About 150 ACOs have been approved nationwide, three in the Tampa Bay area, including the Florida Medical Clinic, Reliance Healthcare Management Solutions in Tampa, and Allcare Options in Parrish.

“You have to be organized, have the infrastructure, have the management, have the care teams to manage this,” Delatorre says. “I think our group is taking a leadership position in that.”

The company is hiring case managers to be a link between doctors and patients to ensure that care is improved and a patient's experience is a good one. “We're adding what we call care coordinators to our managed care population,” he says. “If you can do that it is much more inexpensive than to deal with the chronic episode that occurs.”

The U.S. Supreme Court ruled that states cannot be required to expand Medicaid coverage under Obamacare, and Gov. Rick Scott has said Florida will not. Delatorre does not see significant impact either way on his company.

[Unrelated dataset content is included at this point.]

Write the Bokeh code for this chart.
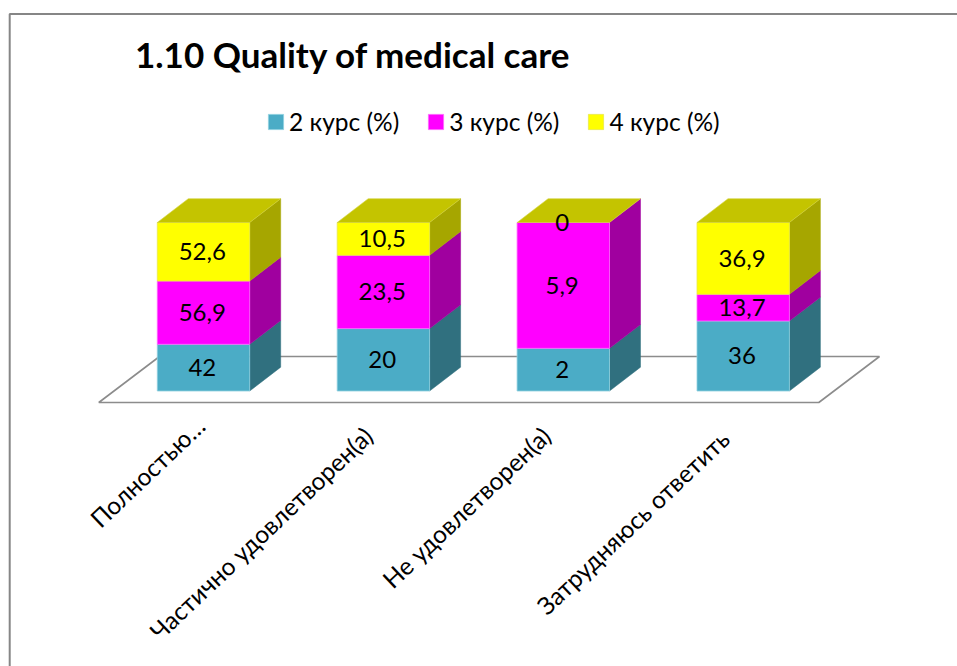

However, he sees real possibilities for his company in the portion of Obamacare that requires coops to be developed in every state. The coops are intended to cover people who do not qualify for Medicaid but also do not have any health insurance.

“We will more than likely participate with coops out there,” he says. “Anytime you can create more access to your provider, that enhances us and is good for the patient.”

Delatorre has been the right man at the helm for Florida Medical Clinic.

A hospital administrator by trade, he was tapped as the first, and still only, CEO of the company at its formation in 1993, and has guided its growth. A Florida native and University of Florida graduate, he had previously run Pasco Regional Medical Center in Dade City, followed by what is now St. Joseph's Women's Hospital in Tampa.

He left St. Joseph's to put together the Florida Medical Clinic, choosing it over an offer to run a hospital in Texas. He expects to see it through:
“My job as CEO of this company is to position this company to survive and strategically be in the right place at the right time to keep us moving in the right direction.”